## [To be done]
Locate all lines in the data below that hold "chart" and show them.

— begin Data —

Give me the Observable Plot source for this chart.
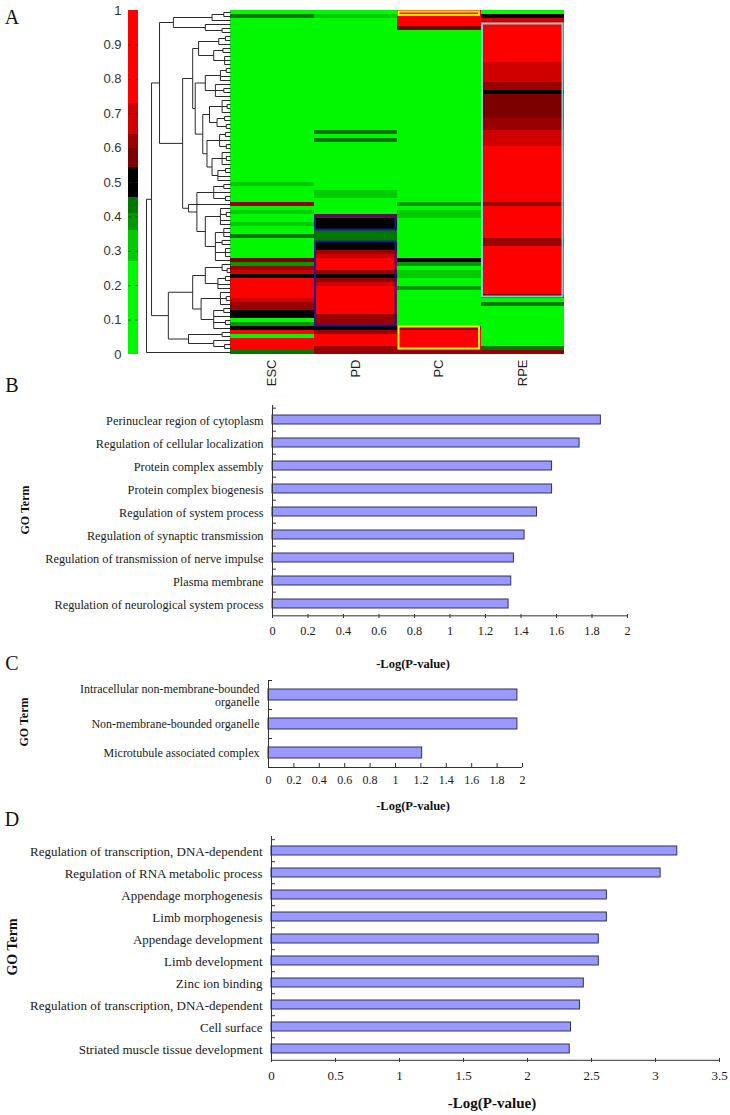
<!DOCTYPE html>
<html><head><meta charset="utf-8">
<script src="https://cdn.jsdelivr.net/npm/d3@7"></script>
<script src="https://cdn.jsdelivr.net/npm/@observablehq/plot@0.6"></script>
<style>
body{margin:0;background:#fff;}
#fig{position:relative;width:730px;height:1115px;overflow:hidden;background:#fff;}
.lbl{position:absolute;font-family:"Liberation Serif",serif;color:#111;white-space:nowrap;line-height:1;}
.rot{transform:translate(-50%,-50%) rotate(-90deg);}
.ctr{transform:translate(-50%,-50%);}
</style></head><body><div id="fig"></div>
<script>
// ---------------- DATA ----------------
const heatColumns = ["ESC", "PD", "PC", "RPE"];
const escValues = [
 0.1,0.42,0.1,0.1,0.1,0.1,0.1,0.1,0.1,0.1,
 0.1,0.1,0.1,0.1,0.1,0.1,0.1,0.1,0.1,0.1,
 0.1,0.1,0.1,0.1,0.1,0.1,0.1,0.1,0.1,0.1,
 0.1,0.1,0.1,0.1,0.1,0.1,0.1,0.1,0.1,0.1,
 0.1,0.1,0.1,0.3,0.1,0.1,0.1,0.1,0.6,0.1,
 0.3,0.1,0.1,0.32,0.1,0.1,0.42,0.1,0.1,0.1,
 0.1,0.1,0.55,0.4,0.6,0.65,0.5,0.85,0.85,0.85,
 0.85,0.85,0.7,0.6,0.6,0.5,0.5,0.1,0.4,0.5,
 0.85,0.25,0.85,0.85,0.85,0.42];
const pdValues = [
 0.1,0.3,0.1,0.1,0.1,0.1,0.1,0.1,0.1,0.1,
 0.1,0.1,0.1,0.1,0.1,0.1,0.1,0.1,0.1,0.1,
 0.1,0.1,0.1,0.1,0.1,0.1,0.1,0.1,0.1,0.1,
 0.42,0.1,0.42,0.1,0.1,0.1,0.1,0.1,0.1,0.1,
 0.1,0.1,0.1,0.1,0.1,0.3,0.3,0.1,0.1,0.1,
 0.1,0.6,0.5,0.5,0.5,0.45,0.42,0.42,0.5,0.5,
 0.6,0.65,0.85,0.85,0.85,0.62,0.5,0.6,0.65,0.85,
 0.85,0.85,0.85,0.75,0.75,0.75,0.6,0.6,0.6,0.52,
 0.6,0.85,0.85,0.85,0.6,0.6];
const pcValues = [
 0.85,0.85,0.8,0.8,0.55,0.1,0.1,0.1,0.1,0.1,
 0.1,0.1,0.1,0.1,0.1,0.1,0.1,0.1,0.1,0.1,
 0.1,0.1,0.1,0.1,0.1,0.1,0.1,0.1,0.1,0.1,
 0.1,0.1,0.1,0.1,0.1,0.1,0.1,0.1,0.1,0.1,
 0.1,0.1,0.1,0.1,0.1,0.1,0.1,0.1,0.4,0.1,
 0.32,0.32,0.1,0.1,0.1,0.1,0.1,0.1,0.1,0.1,
 0.1,0.1,0.5,0.4,0.1,0.32,0.32,0.1,0.1,0.4,
 0.1,0.1,0.1,0.1,0.1,0.1,0.1,0.1,0.1,0.6,
 0.85,0.85,0.85,0.85,0.85,0.6];
const rpeValues = [
 0.1,0.52,0.7,0.85,0.85,0.85,0.85,0.85,0.85,0.85,
 0.85,0.85,0.85,0.72,0.72,0.72,0.72,0.72,0.6,0.6,
 0.5,0.58,0.58,0.58,0.58,0.58,0.58,0.62,0.62,0.62,
 0.72,0.72,0.72,0.72,0.85,0.85,0.85,0.85,0.85,0.85,
 0.85,0.85,0.85,0.85,0.85,0.85,0.85,0.85,0.62,0.85,
 0.85,0.85,0.85,0.85,0.85,0.85,0.85,0.62,0.62,0.85,
 0.85,0.85,0.85,0.85,0.85,0.85,0.85,0.85,0.85,0.85,
 0.85,0.55,0.1,0.42,0.1,0.1,0.1,0.1,0.1,0.1,
 0.1,0.1,0.1,0.1,0.42,0.6];
const colorBreaks = [0.27, 0.36, 0.41, 0.455, 0.545, 0.6, 0.64, 0.73];
const colorRange = ["#00f800", "#00cc00", "#009a00", "#007800", "#000000", "#7c0000", "#990000", "#d00000", "#ff0000"];
const colorbarTicks = [0, 0.1, 0.2, 0.3, 0.4, 0.5, 0.6, 0.7, 0.8, 0.9, 1];
// highlighted clusters: column, first row, last row (row units), outline colour
const clusterColumn = ["PC", "RPE", "PD", "PD", "PC"];
const clusterRowStart = [0, 3, 51, 57.5, 78.75];
const clusterRowEnd = [1.6, 72, 55.25, 79.25, 85];
const clusterColor = ["#ffee00", "#7fd0d0", "#1a1a9a", "#1a1a9a", "#ffee00"];
// dendrogram: [merge height, children...], leaves are row indices
const dendroTree =
[1.0,
 [0.94,
  [0.845,
   [0.68, [0.22, [0.08, 0, 1], 2], [0.3, 3, [0.1, 4, 5]]],
   [0.57,
    [0.45,
     [0.38, [0.14, [0.06, 6, 7], 8], [0.2, [0.09, 9, 10], [0.07, 11, 12, 13]]],
     [0.42,
      [0.3, [0.12, [0.05, 14, 15], 16, 17], [0.18, 18, [0.08, 19, 20], 21]],
      [0.33,
       [0.25, [0.1, 22, [0.04, 23, 24], 25], [0.16, [0.07, 26, 27], [0.05, 28, 29]]],
       [0.28, [0.13, [0.06, 30, 31], 32, [0.05, 33, 34]], [0.22, [0.1, 35, [0.05, 36, 37], 38], [0.15, [0.06, 39, 40], 41, 42]]]]]],
    [0.5,
     [0.4, [0.2, [0.08, 43, 44], 45, [0.06, 46, 47]], [0.3, [0.12, 49, [0.05, 50, 51], 52, 53], [0.18, [0.08, 54, 55, 56], [0.1, 57, 58], [0.06, 59, 60, 61], 62]]],
     48]]],
  [0.74,
   [0.45,
    [0.3, [0.1, 63, [0.04, 64, 65]], [0.15, [0.06, 66, 67], 68, 69]],
    [0.35, [0.12, 70, [0.05, 71, 72], 73], [0.2, [0.08, 74, 75], 76, [0.06, 77, 78], 79]]],
   [0.5, [0.1, 80, 81], [0.2, 82, [0.07, 83, 84]]]]],
 85];

const termsB = ["Perinuclear region of cytoplasm", "Regulation of cellular localization", "Protein complex assembly",
  "Protein complex biogenesis", "Regulation of system process", "Regulation of synaptic transmission",
  "Regulation of transmission of nerve impulse", "Plasma membrane", "Regulation of neurological system process"];
const valuesB = [1.85, 1.73, 1.575, 1.575, 1.49, 1.42, 1.36, 1.345, 1.33];
const ticksB = [0, 0.2, 0.4, 0.6, 0.8, 1, 1.2, 1.4, 1.6, 1.8, 2];

const termsC = ["Intracellular non-membrane-bounded\norganelle", "Non-membrane-bounded organelle", "Microtubule associated complex"];
const valuesC = [1.96, 1.96, 1.21];
const ticksC = [0, 0.2, 0.4, 0.6, 0.8, 1, 1.2, 1.4, 1.6, 1.8, 2];

const termsD = ["Regulation of transcription, DNA-dependent", "Regulation of RNA metabolic process", "Appendage morphogenesis",
  "Limb morphogenesis", "Appendage development", "Limb development", "Zinc ion binding",
  "Regulation of transcription, DNA-dependent", "Cell surface", "Striated muscle tissue development"];
const valuesD = [3.17, 3.04, 2.62, 2.62, 2.557, 2.557, 2.44, 2.41, 2.34, 2.33];
const ticksD = [0, 0.5, 1, 1.5, 2, 2.5, 3, 3.5];

// ---------------- DRAWING ----------------
const fig = document.getElementById("fig");
function place(el, left, top) {
  el.style.position = "absolute"; el.style.left = left + "px"; el.style.top = top + "px";
  fig.appendChild(el);
}
function label(text, x, y, size, cls, weight) {
  const d = document.createElement("div");
  d.className = "lbl " + cls;
  d.textContent = text;
  d.style.left = x + "px"; d.style.top = y + "px";
  d.style.fontSize = size + "px";
  if (weight) d.style.fontWeight = weight;
  fig.appendChild(d);
}
const baseStyle = {background: "transparent", overflow: "visible"};
const nRows = escValues.length;
const colorScale = {type: "threshold", domain: colorBreaks, range: colorRange};

// heatmap
const cells = [];
[escValues, pdValues, pcValues, rpeValues].forEach((vals, c) =>
  vals.forEach((v, r) => cells.push({c, r, v})));
const boxes = clusterColumn.map((col, i) => ({c: heatColumns.indexOf(col), r1: clusterRowStart[i], r2: clusterRowEnd[i], color: clusterColor[i]}));
const heat = Plot.plot({
  width: 500, height: 400, marginLeft: 0, marginRight: 166, marginTop: 10, marginBottom: 46,
  x: {domain: [0, heatColumns.length], axis: null},
  y: {domain: [0, nRows], range: [10, 354], axis: null},
  color: colorScale,
  style: {...baseStyle, fontFamily: "'Liberation Sans', Arial, sans-serif", fontSize: "13px", color: "#222"},
  marks: [
    Plot.rect(cells, {x1: "c", x2: d => d.c + 1, y1: "r", y2: d => d.r + 1, fill: "v", shapeRendering: "crispEdges"}),
    Plot.rect(boxes, {x1: "c", x2: d => d.c + 1, y1: "r1", y2: "r2", stroke: d => d.color, fill: "none", strokeWidth: 2, inset: 1.5}),
    Plot.axisX({ticks: heatColumns.map((d, i) => i + 0.5), tickFormat: d => heatColumns[Math.floor(d)],
      tickRotate: -90, tickSize: 0, tickPadding: 5, label: null})
  ]
});
place(heat, 230, 0);

// dendrogram
const segs = [];
function layout(node) {
  if (typeof node === "number") return {h: 0, y: node + 0.5};
  const [h, ...kids] = node;
  const ks = kids.map(layout);
  const ys = ks.map(k => k.y);
  const lo = Math.min(...ys), hi = Math.max(...ys);
  segs.push({x1: h, y1: lo, x2: h, y2: hi});
  ks.forEach(k => segs.push({x1: k.h, y1: k.y, x2: h, y2: k.y}));
  return {h, y: (lo + hi) / 2};
}
layout(dendroTree);
const dendro = Plot.plot({
  width: 92, height: 400, marginLeft: 0, marginRight: 0, marginTop: 10, marginBottom: 46,
  x: {domain: [0, 1], range: [90, 6], axis: null},
  y: {domain: [0, nRows], range: [10, 354], axis: null},
  style: baseStyle,
  marks: [Plot.link(segs, {x1: "x1", y1: "y1", x2: "x2", y2: "y2", stroke: "#2a2a2a", strokeWidth: 1})]
});
place(dendro, 140, 0);

// colour bar
const bounds = [0, ...colorBreaks, 1];
const bins = bounds.slice(0, -1).map((b, i) => ({y1: b, y2: bounds[i + 1], mid: (b + bounds[i + 1]) / 2}));
const cbar = Plot.plot({
  width: 140, height: 400, marginLeft: 128, marginRight: 2, marginTop: 10, marginBottom: 46,
  x: {domain: [0, 1], axis: null},
  y: {domain: [0, 1], axis: null},
  color: colorScale,
  style: {...baseStyle, fontFamily: "'Liberation Sans', Arial, sans-serif", fontSize: "13px", color: "#333"},
  marks: [
    Plot.rect(bins, {x1: 0, x2: 1, y1: "y1", y2: "y2", fill: "mid", shapeRendering: "crispEdges"}),
    Plot.tickY(colorbarTicks.slice(1, -1), {y: d => d, stroke: "#222", strokeOpacity: 0.55, insetRight: 7}),
    Plot.tickY(colorbarTicks.slice(1, -1), {y: d => d, stroke: "#222", strokeOpacity: 0.55, insetLeft: 7}),
    Plot.axisY({ticks: colorbarTicks, tickFormat: d => String(+d.toFixed(1)), tickSize: 0, tickPadding: 7, label: null})
  ]
});
place(cbar, 0, 0);

// bar panels
function barPanel({terms, values, ticks, x0, x1, yTop, yBottom, svgTop, svgHeight, pad, fontSize}) {
  const n = terms.length;
  const step = (yBottom - yTop) / n;
  const data = terms.map((t, i) => ({k: i, v: values[i]}));
  const chart = Plot.plot({
    width: 730, height: svgHeight,
    marginLeft: x0, marginRight: 730 - x1, marginTop: yTop - svgTop, marginBottom: svgTop + svgHeight - yBottom,
    x: {domain: [ticks[0], ticks[ticks.length - 1]], axis: null},
    y: {domain: d3.range(n), paddingInner: pad, paddingOuter: pad / 2, axis: null},
    style: {...baseStyle, fontFamily: "'Liberation Serif', 'Times New Roman', serif", fontSize: fontSize + "px", color: "#1a1a1a"},
    marks: [
      Plot.barX(data, {x1: 0, x2: "v", y: "k", fill: "#9999ff", stroke: "#30305c", strokeWidth: 1}),
      Plot.ruleX([0], {stroke: "#333"}),
      Plot.ruleY([n - 1], {y: d => d, dy: step / 2, stroke: "#333"}),
      Plot.tickY(d3.range(n), {y: d => d, dy: -step / 2, insetRight: (x1 - x0) - 4, stroke: "#333"}),
      Plot.tickX(ticks, {x: d => d, insetTop: (yBottom - yTop) - 4, stroke: "#333"}),
      Plot.axisX({ticks, tickSize: 0, tickPadding: 8, tickFormat: d => String(d), label: null}),
      Plot.axisY({ticks: d3.range(n), tickSize: 0, tickPadding: 9, tickFormat: i => terms[i], label: null, lineHeight: 1.15})
    ]
  });
  place(chart, 0, svgTop);
}
barPanel({terms: termsB, values: valuesB, ticks: ticksB, x0: 272, x1: 627, yTop: 405, yBottom: 618, svgTop: 395, svgHeight: 255, pad: 0.6, fontSize: 12.3});
barPanel({terms: termsC, values: valuesC, ticks: ticksC, x0: 268, x1: 522, yTop: 680, yBottom: 767, svgTop: 670, svgHeight: 110, pad: 0.62, fontSize: 12});
barPanel({terms: termsD, values: valuesD, ticks: ticksD, x0: 271, x1: 719, yTop: 836, yBottom: 1062, svgTop: 826, svgHeight: 265, pad: 0.6, fontSize: 13});

// panel letters and axis titles
label("A", 12, 17, 20, "ctr");
label("B", 12, 385, 20, "ctr");
label("C", 12, 663, 20, "ctr");
label("D", 12, 819, 20, "ctr");
label("GO Term", 25, 510, 12, "rot", "bold");
label("GO Term", 24, 722, 12, "rot", "bold");
label("GO Term", 13, 947, 14, "rot", "bold");
label("-Log(P-value)", 413, 664, 12.5, "ctr", "bold");
label("-Log(P-value)", 413, 806, 12.5, "ctr", "bold");
label("-Log(P-value)", 492, 1103, 15, "ctr", "bold");
</script></body></html>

— end Data —

## [Answer to this task]
Give me the Observable Plot source for this chart.
  const chart = Plot.plot({
  place(chart, 0, svgTop);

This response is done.